The ability to turn a data member pointer into a unary functor that returns the variable itself is quite useful. You can use something like std::transform, passing it mem_fn of a data member pointer to generate a sequence of values that accesses a specific accessible data member. The range features added to C++20 will make this even more useful, as you can create transformed ranges, manipulating sequences of subobjects just by getting a member pointer.

But here's the thing: you want this to work regardless of the type of that member subobject. If that subobject just so happens to be invokable, mem_fn ought to be able to access the invokable object as though it were any other object. The fact that it happens to be invokable is irrelevant to mem_fn's purpose.

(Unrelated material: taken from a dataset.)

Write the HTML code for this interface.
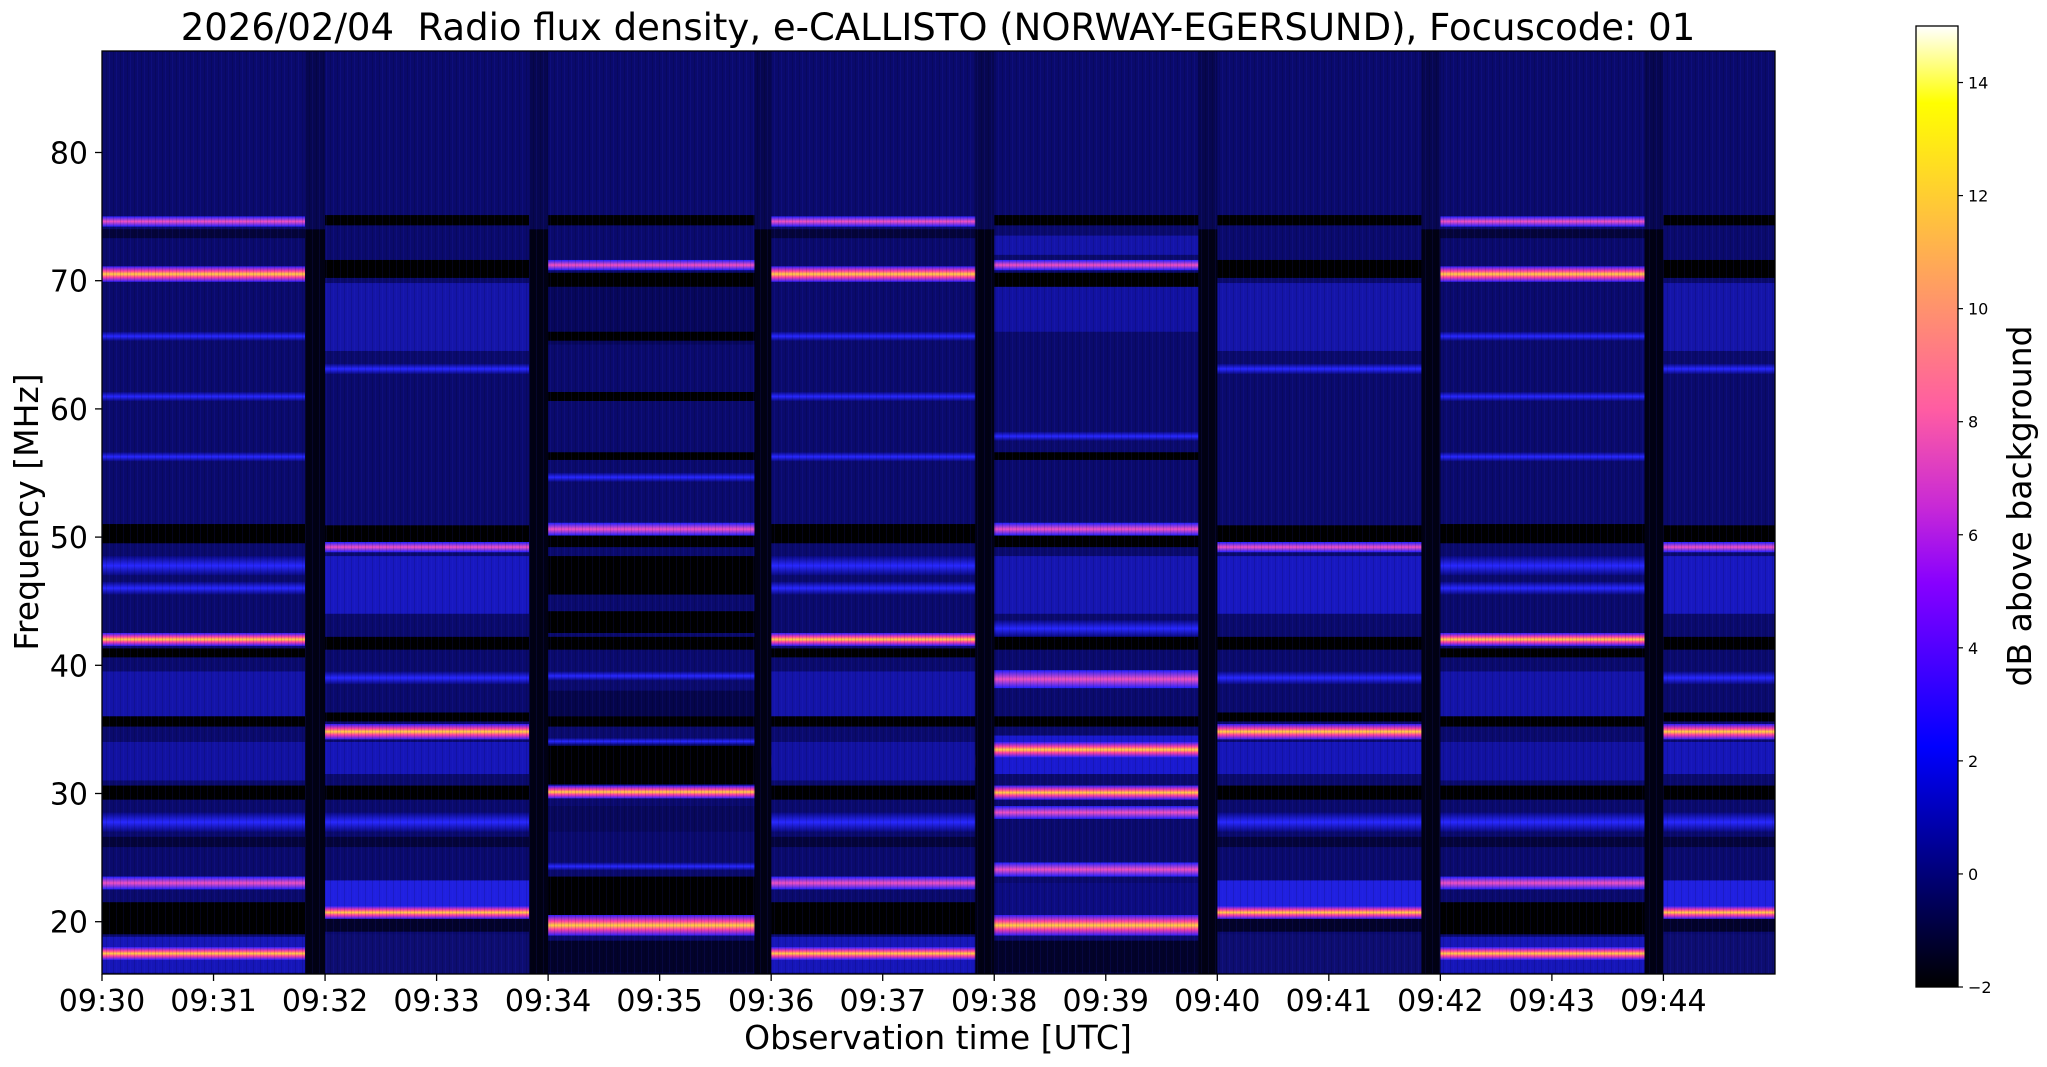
<!DOCTYPE html>
<html><head><meta charset="utf-8"><style>
html,body{margin:0;padding:0;background:#fff;width:2047px;height:1067px;overflow:hidden}
svg text{font-family:"DejaVu Sans","Liberation Sans",sans-serif;fill:#000}
</style></head><body>
<svg id="s" width="2047" height="1067" xmlns="http://www.w3.org/2000/svg">
<defs>
<linearGradient id="hot" x1="0" y1="0" x2="0" y2="1">
<stop offset="0" stop-color="#3020ff"/><stop offset="0.3" stop-color="#ff40a0"/><stop offset="0.5" stop-color="#ffd040"/><stop offset="0.7" stop-color="#ff40a0"/><stop offset="1" stop-color="#3020ff"/></linearGradient>
<linearGradient id="pink" x1="0" y1="0" x2="0" y2="1">
<stop offset="0" stop-color="#2020ff"/><stop offset="0.5" stop-color="#f050c0"/><stop offset="1" stop-color="#2020ff"/></linearGradient>
<linearGradient id="blu" x1="0" y1="0" x2="0" y2="1">
<stop offset="0" stop-color="#0a0a80"/><stop offset="0.5" stop-color="#2828ff"/><stop offset="1" stop-color="#0a0a80"/></linearGradient>
<linearGradient id="cb" x1="0" y1="1" x2="0" y2="0">
<stop offset="0" stop-color="#000"/><stop offset="0.125" stop-color="#000080"/><stop offset="0.25" stop-color="#0000ff"/><stop offset="0.42" stop-color="#8700ff"/><stop offset="0.5" stop-color="#c829d6"/><stop offset="0.6" stop-color="#ff5ca3"/><stop offset="0.75" stop-color="#ffa857"/><stop offset="0.92" stop-color="#ffff00"/><stop offset="1" stop-color="#fff"/></linearGradient>
<pattern id="noise" width="7" height="10" patternUnits="userSpaceOnUse">
<rect x="1" width="1" height="10" fill="#000" opacity="0.12"/><rect x="4" width="1" height="10" fill="#3030ff" opacity="0.1"/></pattern>
</defs>
<svg id="plot" x="102" y="51" width="1673" height="923" viewBox="0 -87.9 15 72" preserveAspectRatio="none"></svg>
<rect x="102" y="51" width="1673" height="923" fill="url(#noise)"/>
<rect x="102" y="51" width="1673" height="923" fill="none" stroke="#000" stroke-width="1.3"/>
<g id="ax"></g>
<text x="938" y="40" font-size="37" text-anchor="middle" xml:space="preserve">2026/02/04  Radio flux density, e-CALLISTO (NORWAY-EGERSUND), Focuscode: 01</text>
<text x="938" y="1049" font-size="33" text-anchor="middle">Observation time [UTC]</text>
<text transform="translate(38,512) rotate(-90)" font-size="33" text-anchor="middle">Frequency [MHz]</text>
<rect x="1916" y="26" width="42" height="961" fill="url(#cb)" stroke="#000" stroke-width="1.3"/>
<text transform="translate(2031,506) rotate(-90)" font-size="33" text-anchor="middle">dB above background</text>
</svg>
<script>
var P=document.getElementById('plot'),A=document.getElementById('ax'),ns='http://www.w3.org/2000/svg';
function r(x0,x1,f0,f1,c){var e=document.createElementNS(ns,'rect');e.setAttribute('x',x0);e.setAttribute('width',x1-x0);e.setAttribute('y',-f1);e.setAttribute('height',f1-f0);e.setAttribute('fill',c);P.appendChild(e);}
r(0,15,15.9,87.9,'#0a0a6c');
var K='#000',B='url(#blu)',H='url(#hot)',Pk='url(#pink)',BB='#1818d0';
var pat={
A:[[74.2,75,Pk],[73.3,74,'#04043a'],[69.9,71.1,H],[65.3,66,B],[60.6,61.3,B],[55.9,56.6,B],[49.5,51,K],[47,48.5,B],[45.5,46.5,B],[41.5,42.5,H],[40.6,41.3,K],[36,39.5,'#1414a8'],[35.2,36,K],[32,33,Pk],[31,34,'#1212a0'],[29.5,30.6,K],[27,28.5,B],[25.8,26.6,'#04043a'],[22.5,23.5,Pk],[19,21.5,K],[16,18.8,'#1616b8'],[17,18,H]],
B:[[74.3,75.1,K],[70.2,71.6,K],[64.5,69.8,'#1515a8'],[62.7,63.5,B],[49.6,50.9,K],[48.8,49.6,Pk],[44,48.5,'#1818c0'],[41.2,42.2,K],[38.5,39.5,B],[35.6,36.3,K],[34.2,35.4,H],[31.5,34,'#1616b8'],[29.5,30.6,K],[27,28.5,B],[25.8,26.6,'#04043a'],[21.2,23.2,'#2020e0'],[20.2,21.2,H],[19.2,20.2,'#02022a'],[16,19,'#0d0d70']],
C:[[74.3,75.1,K],[70.8,71.6,Pk],[69.5,70.6,K],[65,69.5,'#07075a'],[65.3,66,'#000'],[60.6,61.3,K],[56,56.6,K],[54.3,55,B],[50.1,51.1,Pk],[49.2,50.1,K],[45.5,48.5,'#000'],[42.5,44.2,K],[41.2,42.2,K],[38.8,39.5,B],[36,38,'#05054a'],[35.2,36,K],[33.8,34.3,B],[30.7,33.7,K],[29.6,30.6,H],[27,29,'#08085a'],[24,24.6,B],[20.5,23.5,K],[18.9,20.5,H],[16,18.5,'#02022a']],
D:[[74.3,75.1,K],[72,73.5,'#1414a8'],[70.8,71.6,Pk],[69.5,70.6,K],[66,69.5,'#1212a0'],[57.5,58.2,B],[56,56.6,K],[50.1,51.1,Pk],[49.2,50.1,K],[44,48.5,'#1616b0'],[42.2,43.5,B],[41.2,42.2,K],[38.2,39.6,Pk],[35.2,36,K],[31.5,34.5,'#1a1ad0'],[32.8,34,H],[29.5,30.6,H],[28,29,Pk],[23.5,24.6,Pk],[20.5,23,'#0c0c80'],[18.9,20.5,H],[16,18.5,'#02022a']]
};
var segs=[[0,1.82,'A'],[2,3.83,'B'],[4,5.85,'C'],[6,7.83,'A'],[8,9.83,'D'],[10,11.83,'B'],[12,13.83,'A'],[14,15,'B']];
var gaps=[[1.82,2],[3.83,4],[5.85,6],[7.83,8],[9.83,10],[11.83,12],[13.83,14]];
segs.forEach(function(s){pat[s[2]].forEach(function(b){r(s[0],s[1],b[0],b[1],b[2]);});});
gaps.forEach(function(g){r(g[0],g[1],15.9,74,'#010114');r(g[0],g[1],74,87.9,'#070750');});
var x0=102,pm=111.53;
for(var i=0;i<15;i++){var x=x0+i*pm;A.innerHTML+='<line x1="'+x+'" x2="'+x+'" y1="974" y2="981" stroke="#000" stroke-width="1.3"/><text x="'+x+'" y="1011" font-size="30" text-anchor="middle">09:'+(30+i)+'</text>';}
for(var f=20;f<=80;f+=10){var y=921.7-(f-20)*12.82;A.innerHTML+='<line x1="95" x2="102" y1="'+y+'" y2="'+y+'" stroke="#000" stroke-width="1.3"/><text x="88" y="'+(y+11)+'" font-size="30" text-anchor="end">'+f+'</text>';}
for(var v=-2;v<=14;v+=2){var y=987-(v+2)*56.53;A.innerHTML+='<line x1="1958" x2="1963" y1="'+y+'" y2="'+y+'" stroke="#000" stroke-width="1.2"/><text x="1968" y="'+(y+6)+'" font-size="16">'+(v<0?'\u2212'+(-v):v)+'</text>';}
</script>
</body></html>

But boost::function and boost::bind can take member pointers. They all based their member pointer behavior on that of boost::mem_fn. Therefore, if mem_fn treats a pointer to a data member as a unary functor returning the value of that member, then all of these must treat a pointer to a data member that way.

So when C++11 codified all of these into one unifying concept, it codified that practice directly into INVOKE.

So from an etymological perspective, that is why INVOKE works this way: because all of these are meant to treat callables identically, and the whole point of mem_fn with regard to data member pointers is to treat them as unary functions that return their values. So that's how everyone else has to treat them too.

And isn't that a good thing? Is that not the correct behavior? Would you really want to have pointers to data members behave wildly differently if the type the member pointer points to happens to be callable than if it doesn't? That would make it impossible to write generic code that takes data member pointers, then operates on some sequence of objects. How would you be able to generically access a data member pointer, if you weren't sure it would get the subobject being reference or invoke the subobject itself?